● **What you need to do**: Exactly the lines from the line containing "Write the Plotly code for this chart." through the line containing "87400, 87400, 88600]" are to be echoed, with both included and pictures left out.

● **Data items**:
==============================

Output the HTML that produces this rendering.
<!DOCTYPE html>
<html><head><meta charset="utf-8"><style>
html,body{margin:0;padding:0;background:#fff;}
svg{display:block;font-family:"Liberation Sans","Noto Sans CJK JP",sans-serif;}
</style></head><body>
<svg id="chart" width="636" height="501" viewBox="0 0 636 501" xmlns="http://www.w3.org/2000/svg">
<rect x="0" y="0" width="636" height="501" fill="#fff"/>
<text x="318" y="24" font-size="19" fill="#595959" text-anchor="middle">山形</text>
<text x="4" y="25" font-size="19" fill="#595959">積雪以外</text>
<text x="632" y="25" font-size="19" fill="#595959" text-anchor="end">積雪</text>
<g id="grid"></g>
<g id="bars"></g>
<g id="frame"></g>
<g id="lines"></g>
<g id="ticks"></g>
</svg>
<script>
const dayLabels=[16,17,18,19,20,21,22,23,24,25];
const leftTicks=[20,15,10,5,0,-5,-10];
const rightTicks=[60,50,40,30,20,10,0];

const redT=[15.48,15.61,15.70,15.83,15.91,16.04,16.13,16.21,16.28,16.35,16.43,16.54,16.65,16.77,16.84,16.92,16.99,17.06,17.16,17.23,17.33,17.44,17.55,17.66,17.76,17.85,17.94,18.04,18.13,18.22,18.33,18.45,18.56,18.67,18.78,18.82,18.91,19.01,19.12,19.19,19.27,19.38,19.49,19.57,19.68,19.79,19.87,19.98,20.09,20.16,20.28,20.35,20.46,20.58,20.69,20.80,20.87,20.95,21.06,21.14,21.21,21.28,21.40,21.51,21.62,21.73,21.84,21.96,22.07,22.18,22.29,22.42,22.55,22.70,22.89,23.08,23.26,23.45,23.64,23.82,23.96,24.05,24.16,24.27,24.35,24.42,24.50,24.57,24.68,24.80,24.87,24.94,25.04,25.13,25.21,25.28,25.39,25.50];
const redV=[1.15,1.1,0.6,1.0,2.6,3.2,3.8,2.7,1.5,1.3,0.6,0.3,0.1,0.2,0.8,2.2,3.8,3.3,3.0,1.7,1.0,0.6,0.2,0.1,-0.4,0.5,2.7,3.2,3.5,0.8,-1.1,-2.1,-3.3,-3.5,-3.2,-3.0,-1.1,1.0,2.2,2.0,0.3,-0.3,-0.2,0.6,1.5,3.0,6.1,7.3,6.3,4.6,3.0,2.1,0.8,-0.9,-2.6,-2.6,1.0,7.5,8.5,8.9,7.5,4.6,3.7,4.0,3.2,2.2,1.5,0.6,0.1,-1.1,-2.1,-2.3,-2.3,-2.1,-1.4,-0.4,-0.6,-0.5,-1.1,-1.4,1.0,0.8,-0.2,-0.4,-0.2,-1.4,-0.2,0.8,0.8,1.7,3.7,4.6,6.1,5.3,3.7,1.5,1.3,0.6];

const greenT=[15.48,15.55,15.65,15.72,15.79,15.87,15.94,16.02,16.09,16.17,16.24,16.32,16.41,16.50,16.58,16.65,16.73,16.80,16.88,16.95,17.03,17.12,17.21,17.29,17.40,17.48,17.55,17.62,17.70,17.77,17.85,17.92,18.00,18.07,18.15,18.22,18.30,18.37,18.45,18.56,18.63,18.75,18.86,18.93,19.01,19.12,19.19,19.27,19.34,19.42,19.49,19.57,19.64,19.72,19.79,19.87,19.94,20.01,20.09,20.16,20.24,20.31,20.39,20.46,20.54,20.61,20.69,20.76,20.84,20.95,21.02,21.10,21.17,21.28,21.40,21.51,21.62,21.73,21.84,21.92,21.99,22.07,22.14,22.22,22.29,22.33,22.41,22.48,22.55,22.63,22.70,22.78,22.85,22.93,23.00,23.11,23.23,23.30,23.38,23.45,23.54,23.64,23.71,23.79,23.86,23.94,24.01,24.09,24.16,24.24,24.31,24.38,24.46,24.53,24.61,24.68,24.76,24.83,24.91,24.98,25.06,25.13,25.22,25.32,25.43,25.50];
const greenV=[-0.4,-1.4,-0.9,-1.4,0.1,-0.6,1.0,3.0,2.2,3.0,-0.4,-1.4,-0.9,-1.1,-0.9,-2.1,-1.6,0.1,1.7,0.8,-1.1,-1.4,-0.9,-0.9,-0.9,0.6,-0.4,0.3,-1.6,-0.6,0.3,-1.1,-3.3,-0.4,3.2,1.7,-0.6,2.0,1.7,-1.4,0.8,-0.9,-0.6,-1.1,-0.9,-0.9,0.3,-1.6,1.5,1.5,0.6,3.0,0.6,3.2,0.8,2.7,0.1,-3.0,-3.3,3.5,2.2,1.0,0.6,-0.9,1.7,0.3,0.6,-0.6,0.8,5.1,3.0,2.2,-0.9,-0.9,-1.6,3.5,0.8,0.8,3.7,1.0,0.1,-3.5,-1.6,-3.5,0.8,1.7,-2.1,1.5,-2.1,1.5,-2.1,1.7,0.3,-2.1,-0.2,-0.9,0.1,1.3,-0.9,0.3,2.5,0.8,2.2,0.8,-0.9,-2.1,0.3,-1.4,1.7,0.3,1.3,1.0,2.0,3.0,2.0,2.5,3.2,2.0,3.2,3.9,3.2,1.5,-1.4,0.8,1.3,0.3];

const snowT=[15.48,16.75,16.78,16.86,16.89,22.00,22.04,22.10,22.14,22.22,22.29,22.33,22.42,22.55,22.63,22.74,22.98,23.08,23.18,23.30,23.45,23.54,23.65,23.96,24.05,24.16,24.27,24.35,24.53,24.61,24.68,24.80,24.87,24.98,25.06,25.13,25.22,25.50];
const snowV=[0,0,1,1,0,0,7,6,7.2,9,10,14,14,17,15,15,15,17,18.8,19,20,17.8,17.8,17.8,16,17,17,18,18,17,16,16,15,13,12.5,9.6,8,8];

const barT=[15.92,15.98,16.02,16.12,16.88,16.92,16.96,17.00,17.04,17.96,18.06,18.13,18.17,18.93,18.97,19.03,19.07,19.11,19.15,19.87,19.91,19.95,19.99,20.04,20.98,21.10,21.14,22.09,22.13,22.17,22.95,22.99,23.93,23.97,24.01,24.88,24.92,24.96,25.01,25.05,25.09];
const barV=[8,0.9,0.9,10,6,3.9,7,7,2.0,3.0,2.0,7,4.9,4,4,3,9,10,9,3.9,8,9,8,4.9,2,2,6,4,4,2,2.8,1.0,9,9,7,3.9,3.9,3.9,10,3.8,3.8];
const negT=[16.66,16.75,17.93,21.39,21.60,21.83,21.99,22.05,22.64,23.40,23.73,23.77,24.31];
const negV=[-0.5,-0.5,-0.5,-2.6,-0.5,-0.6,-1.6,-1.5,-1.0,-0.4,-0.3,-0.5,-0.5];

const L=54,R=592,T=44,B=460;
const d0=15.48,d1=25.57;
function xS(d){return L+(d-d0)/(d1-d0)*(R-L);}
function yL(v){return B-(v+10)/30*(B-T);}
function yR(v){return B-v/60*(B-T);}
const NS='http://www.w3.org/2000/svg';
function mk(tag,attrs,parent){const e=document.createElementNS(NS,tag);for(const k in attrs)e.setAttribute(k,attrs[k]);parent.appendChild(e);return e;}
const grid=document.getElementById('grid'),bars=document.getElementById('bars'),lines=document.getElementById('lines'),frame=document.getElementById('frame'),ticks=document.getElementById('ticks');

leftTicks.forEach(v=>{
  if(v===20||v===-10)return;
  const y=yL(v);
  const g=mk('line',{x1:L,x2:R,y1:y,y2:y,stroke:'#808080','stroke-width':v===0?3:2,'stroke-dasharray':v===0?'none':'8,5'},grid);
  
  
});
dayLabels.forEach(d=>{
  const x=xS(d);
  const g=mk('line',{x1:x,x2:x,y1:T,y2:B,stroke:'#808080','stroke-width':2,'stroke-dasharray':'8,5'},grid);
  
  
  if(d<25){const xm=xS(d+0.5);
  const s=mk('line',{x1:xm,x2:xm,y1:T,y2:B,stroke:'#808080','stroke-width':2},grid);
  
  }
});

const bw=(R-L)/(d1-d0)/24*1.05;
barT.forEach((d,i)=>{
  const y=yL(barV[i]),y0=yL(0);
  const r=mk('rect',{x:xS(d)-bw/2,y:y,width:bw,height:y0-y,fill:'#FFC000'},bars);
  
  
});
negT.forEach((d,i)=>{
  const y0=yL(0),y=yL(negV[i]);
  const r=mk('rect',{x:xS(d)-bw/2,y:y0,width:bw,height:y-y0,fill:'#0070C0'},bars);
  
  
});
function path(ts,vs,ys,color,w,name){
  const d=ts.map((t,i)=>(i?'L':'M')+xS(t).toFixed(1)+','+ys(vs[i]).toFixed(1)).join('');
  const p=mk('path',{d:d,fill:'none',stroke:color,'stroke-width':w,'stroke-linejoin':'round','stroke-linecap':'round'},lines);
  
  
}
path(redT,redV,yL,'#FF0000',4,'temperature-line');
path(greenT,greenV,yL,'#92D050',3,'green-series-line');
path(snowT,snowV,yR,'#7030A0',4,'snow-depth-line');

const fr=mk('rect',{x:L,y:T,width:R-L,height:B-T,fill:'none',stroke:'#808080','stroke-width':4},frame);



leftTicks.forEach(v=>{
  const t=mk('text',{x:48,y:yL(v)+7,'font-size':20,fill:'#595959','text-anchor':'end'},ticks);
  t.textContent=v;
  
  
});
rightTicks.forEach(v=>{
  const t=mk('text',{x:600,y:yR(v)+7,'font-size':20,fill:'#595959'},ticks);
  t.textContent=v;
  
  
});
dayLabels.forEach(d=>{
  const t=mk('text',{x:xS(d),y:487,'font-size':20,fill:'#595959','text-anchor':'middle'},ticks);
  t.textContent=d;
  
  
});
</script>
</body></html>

==============================

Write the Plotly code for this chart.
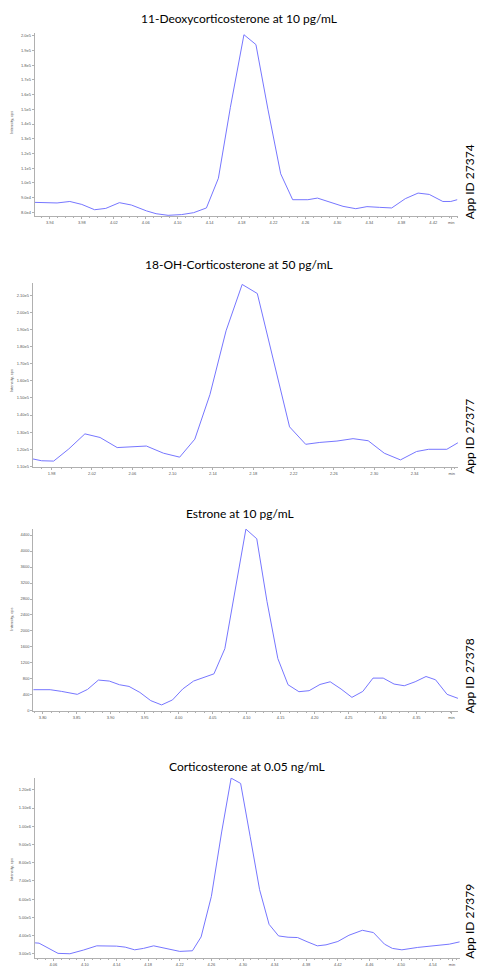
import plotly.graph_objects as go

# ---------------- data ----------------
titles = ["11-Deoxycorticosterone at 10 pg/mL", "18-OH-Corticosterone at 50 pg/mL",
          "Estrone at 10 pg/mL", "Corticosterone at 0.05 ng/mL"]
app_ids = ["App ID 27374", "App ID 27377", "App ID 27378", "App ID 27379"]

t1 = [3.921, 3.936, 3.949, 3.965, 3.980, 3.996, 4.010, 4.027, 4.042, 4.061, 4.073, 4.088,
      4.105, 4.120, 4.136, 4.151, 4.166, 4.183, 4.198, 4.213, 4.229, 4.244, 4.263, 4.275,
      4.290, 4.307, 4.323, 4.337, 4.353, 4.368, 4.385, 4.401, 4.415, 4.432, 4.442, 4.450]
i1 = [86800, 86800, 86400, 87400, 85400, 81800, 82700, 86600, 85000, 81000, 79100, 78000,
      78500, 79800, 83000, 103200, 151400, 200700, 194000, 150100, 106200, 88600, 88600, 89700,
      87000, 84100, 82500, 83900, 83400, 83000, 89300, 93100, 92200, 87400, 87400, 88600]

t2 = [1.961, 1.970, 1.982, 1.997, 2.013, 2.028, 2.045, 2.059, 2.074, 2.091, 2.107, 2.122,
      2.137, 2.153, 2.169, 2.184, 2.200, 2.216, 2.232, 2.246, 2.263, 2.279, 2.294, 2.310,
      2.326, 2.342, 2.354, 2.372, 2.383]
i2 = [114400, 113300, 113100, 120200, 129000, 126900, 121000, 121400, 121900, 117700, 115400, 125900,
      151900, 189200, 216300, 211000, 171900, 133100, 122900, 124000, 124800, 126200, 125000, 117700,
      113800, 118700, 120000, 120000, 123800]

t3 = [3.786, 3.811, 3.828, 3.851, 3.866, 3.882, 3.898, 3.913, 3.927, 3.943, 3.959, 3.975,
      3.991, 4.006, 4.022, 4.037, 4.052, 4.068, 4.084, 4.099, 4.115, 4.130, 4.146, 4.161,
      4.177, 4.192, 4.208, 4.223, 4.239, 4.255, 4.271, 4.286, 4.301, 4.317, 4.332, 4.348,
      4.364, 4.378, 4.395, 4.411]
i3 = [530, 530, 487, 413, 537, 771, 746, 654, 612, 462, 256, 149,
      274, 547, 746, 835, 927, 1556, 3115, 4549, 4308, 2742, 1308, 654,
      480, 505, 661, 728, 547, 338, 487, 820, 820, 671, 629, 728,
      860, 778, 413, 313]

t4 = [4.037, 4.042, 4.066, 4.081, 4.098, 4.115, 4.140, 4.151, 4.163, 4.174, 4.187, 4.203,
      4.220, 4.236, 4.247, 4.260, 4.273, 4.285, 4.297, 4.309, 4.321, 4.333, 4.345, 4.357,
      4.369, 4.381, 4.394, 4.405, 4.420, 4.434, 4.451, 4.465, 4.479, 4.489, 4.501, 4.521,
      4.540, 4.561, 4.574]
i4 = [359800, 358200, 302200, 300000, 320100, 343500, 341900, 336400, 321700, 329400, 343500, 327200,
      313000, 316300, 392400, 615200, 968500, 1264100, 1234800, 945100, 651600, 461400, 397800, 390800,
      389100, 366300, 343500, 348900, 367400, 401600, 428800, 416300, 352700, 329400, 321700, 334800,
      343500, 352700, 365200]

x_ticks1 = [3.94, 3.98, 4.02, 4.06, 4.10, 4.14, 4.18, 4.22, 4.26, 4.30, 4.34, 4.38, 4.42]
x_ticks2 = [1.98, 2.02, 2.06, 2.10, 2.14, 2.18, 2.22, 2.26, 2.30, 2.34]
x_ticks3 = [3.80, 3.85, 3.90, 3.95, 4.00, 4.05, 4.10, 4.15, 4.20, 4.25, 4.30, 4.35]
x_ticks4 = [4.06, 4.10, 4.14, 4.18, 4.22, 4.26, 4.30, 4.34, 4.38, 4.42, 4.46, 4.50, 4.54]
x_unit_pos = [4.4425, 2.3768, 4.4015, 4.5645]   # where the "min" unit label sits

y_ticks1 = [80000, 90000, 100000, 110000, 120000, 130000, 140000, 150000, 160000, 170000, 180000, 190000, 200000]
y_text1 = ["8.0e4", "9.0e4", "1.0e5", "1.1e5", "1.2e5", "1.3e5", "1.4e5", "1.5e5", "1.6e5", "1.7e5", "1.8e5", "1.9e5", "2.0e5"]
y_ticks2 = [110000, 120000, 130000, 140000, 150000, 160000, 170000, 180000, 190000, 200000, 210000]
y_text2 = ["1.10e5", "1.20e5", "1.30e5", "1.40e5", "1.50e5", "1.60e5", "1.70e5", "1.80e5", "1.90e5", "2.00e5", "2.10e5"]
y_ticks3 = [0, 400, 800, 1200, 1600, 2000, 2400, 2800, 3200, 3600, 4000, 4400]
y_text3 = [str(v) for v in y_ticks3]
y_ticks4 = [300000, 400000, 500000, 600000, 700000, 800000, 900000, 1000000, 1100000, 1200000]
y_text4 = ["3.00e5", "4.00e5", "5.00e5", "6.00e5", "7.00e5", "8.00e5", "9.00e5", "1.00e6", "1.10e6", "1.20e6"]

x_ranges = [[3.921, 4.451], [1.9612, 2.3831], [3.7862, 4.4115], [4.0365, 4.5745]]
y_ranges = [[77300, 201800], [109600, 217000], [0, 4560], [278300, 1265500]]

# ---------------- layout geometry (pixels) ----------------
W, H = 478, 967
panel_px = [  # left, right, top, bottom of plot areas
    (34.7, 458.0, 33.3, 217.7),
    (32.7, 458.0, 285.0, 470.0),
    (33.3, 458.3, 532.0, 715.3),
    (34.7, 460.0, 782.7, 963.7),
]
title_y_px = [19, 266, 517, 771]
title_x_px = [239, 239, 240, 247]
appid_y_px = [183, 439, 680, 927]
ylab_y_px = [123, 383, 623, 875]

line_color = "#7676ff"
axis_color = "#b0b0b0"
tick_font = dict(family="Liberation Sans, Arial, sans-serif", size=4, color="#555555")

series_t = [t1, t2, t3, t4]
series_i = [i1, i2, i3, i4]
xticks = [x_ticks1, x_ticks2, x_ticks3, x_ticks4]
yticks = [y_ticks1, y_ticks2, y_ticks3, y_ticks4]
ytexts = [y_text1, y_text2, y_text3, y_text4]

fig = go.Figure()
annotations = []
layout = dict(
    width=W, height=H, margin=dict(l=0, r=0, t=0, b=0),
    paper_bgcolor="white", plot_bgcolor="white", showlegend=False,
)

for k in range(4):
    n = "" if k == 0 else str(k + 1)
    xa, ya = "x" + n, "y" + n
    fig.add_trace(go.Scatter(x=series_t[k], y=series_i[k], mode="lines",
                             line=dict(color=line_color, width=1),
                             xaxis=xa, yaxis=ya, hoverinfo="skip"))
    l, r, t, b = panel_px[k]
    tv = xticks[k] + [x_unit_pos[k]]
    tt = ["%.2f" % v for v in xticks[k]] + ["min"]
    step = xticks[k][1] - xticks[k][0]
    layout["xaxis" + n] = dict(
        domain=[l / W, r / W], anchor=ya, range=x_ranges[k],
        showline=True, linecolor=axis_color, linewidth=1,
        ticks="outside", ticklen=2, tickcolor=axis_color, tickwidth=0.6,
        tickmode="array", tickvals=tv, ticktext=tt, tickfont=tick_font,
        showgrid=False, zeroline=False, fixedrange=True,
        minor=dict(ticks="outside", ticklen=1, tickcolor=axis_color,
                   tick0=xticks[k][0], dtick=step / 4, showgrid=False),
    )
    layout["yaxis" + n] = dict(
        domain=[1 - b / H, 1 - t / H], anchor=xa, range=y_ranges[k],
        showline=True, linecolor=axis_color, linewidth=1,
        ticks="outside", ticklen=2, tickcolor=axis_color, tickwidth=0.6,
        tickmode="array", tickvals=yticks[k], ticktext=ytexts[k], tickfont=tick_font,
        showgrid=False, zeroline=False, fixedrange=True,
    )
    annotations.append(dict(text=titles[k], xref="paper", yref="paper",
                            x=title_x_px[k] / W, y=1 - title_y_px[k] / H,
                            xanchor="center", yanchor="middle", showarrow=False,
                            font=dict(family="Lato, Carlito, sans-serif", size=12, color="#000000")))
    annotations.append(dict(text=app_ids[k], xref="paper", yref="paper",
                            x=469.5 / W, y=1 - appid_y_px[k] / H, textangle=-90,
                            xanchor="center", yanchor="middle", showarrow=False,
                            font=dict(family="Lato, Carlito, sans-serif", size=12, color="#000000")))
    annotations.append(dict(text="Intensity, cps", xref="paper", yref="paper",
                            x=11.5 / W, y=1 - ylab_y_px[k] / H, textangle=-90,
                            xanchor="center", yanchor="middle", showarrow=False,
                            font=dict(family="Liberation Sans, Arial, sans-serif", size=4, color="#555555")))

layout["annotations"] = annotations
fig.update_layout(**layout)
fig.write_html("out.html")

==============================

● **Written answer**:
Write the Plotly code for this chart.
import plotly.graph_objects as go

# ---------------- data ----------------
titles = ["11-Deoxycorticosterone at 10 pg/mL", "18-OH-Corticosterone at 50 pg/mL",
          "Estrone at 10 pg/mL", "Corticosterone at 0.05 ng/mL"]
app_ids = ["App ID 27374", "App ID 27377", "App ID 27378", "App ID 27379"]

t1 = [3.921, 3.936, 3.949, 3.965, 3.980, 3.996, 4.010, 4.027, 4.042, 4.061, 4.073, 4.088,
      4.105, 4.120, 4.136, 4.151, 4.166, 4.183, 4.198, 4.213, 4.229, 4.244, 4.263, 4.275,
      4.290, 4.307, 4.323, 4.337, 4.353, 4.368, 4.385, 4.401, 4.415, 4.432, 4.442, 4.450]
i1 = [86800, 86800, 86400, 87400, 85400, 81800, 82700, 86600, 85000, 81000, 79100, 78000,
      78500, 79800, 83000, 103200, 151400, 200700, 194000, 150100, 106200, 88600, 88600, 89700,
      87000, 84100, 82500, 83900, 83400, 83000, 89300, 93100, 92200, 87400, 87400, 88600]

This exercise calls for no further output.